[Begin INFORMATION SHOWN]
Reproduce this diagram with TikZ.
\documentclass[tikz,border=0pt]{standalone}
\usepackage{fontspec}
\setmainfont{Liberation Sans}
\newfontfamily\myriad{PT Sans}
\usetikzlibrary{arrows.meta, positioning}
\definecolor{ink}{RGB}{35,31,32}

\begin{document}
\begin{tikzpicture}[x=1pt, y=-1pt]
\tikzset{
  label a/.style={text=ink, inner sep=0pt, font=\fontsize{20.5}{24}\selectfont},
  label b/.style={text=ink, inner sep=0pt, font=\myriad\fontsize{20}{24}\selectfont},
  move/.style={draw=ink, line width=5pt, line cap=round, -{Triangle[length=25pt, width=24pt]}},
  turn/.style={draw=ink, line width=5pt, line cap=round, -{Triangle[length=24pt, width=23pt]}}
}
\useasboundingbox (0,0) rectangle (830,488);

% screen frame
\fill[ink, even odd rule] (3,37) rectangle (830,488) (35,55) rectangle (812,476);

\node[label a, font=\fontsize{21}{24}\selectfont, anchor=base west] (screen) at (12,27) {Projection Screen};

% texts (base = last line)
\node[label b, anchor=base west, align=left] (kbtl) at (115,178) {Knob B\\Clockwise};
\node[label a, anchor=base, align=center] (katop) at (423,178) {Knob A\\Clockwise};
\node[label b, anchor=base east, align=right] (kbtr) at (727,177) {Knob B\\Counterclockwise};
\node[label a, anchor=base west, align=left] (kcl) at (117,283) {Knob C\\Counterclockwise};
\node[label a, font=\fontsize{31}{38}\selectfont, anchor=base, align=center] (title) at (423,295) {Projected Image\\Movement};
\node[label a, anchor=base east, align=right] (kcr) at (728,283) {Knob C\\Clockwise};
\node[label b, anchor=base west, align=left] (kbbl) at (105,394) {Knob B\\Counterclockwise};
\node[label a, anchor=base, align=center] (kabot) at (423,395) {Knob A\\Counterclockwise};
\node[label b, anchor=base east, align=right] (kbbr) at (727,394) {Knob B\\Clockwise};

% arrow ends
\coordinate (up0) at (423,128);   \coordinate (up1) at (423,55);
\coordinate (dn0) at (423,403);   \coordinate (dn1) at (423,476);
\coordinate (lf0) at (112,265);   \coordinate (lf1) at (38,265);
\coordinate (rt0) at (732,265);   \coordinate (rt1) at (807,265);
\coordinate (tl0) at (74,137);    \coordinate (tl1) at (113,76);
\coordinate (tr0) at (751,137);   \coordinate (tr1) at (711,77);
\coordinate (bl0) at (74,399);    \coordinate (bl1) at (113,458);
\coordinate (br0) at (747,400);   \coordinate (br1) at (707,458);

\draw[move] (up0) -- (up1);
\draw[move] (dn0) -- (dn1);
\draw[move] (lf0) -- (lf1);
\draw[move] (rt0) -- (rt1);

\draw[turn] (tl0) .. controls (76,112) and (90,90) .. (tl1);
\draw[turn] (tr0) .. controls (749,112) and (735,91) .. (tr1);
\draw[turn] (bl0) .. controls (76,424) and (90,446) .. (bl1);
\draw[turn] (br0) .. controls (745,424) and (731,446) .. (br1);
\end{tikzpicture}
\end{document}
[End INFORMATION SHOWN]
[Begin INFORMATION SHOWN]
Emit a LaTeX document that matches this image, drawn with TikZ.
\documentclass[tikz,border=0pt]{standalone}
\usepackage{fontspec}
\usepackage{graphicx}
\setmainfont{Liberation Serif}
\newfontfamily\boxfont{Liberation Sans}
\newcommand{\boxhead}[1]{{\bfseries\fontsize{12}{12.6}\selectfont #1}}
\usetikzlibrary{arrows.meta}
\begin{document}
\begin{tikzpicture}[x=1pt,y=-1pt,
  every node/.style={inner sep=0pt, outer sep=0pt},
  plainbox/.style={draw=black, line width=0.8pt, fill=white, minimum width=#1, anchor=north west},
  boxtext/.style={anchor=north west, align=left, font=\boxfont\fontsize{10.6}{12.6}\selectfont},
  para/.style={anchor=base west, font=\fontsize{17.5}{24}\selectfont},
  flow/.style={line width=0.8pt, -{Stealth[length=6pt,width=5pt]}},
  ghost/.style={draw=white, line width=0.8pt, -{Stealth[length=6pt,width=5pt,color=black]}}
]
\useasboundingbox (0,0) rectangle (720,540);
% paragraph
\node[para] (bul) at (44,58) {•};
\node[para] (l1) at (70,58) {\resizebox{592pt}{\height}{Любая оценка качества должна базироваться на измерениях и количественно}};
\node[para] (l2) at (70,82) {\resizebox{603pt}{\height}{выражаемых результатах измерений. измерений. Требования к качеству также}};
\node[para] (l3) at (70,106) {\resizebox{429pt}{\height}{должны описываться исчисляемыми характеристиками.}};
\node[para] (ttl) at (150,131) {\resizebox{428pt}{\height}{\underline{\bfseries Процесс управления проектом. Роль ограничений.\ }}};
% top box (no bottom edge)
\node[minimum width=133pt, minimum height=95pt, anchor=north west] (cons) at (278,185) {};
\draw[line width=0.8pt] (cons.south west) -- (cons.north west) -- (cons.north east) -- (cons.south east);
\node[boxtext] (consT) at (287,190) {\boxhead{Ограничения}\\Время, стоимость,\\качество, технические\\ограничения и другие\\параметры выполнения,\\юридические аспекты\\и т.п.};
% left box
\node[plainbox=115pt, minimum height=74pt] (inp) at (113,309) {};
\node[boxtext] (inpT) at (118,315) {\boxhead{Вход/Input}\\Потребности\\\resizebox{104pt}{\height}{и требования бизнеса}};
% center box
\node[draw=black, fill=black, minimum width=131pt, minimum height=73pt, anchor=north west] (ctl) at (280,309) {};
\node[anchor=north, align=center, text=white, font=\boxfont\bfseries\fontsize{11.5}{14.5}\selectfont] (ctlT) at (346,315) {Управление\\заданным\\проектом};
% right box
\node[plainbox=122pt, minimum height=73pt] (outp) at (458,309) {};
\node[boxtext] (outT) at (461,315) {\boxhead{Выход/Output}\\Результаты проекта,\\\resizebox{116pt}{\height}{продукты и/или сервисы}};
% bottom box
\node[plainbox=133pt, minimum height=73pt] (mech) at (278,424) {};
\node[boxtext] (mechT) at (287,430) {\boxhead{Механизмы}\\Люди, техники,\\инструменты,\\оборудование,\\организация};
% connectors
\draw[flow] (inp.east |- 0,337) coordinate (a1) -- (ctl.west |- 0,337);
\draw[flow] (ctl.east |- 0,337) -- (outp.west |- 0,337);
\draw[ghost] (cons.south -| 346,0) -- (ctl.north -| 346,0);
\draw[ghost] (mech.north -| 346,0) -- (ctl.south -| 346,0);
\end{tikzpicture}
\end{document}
[End INFORMATION SHOWN]
» **STATED GOAL**
Considering only the records above, state the number of lines that include the word "this", with nothing added.

» **SOLUTION TO THE PROBLEM**
2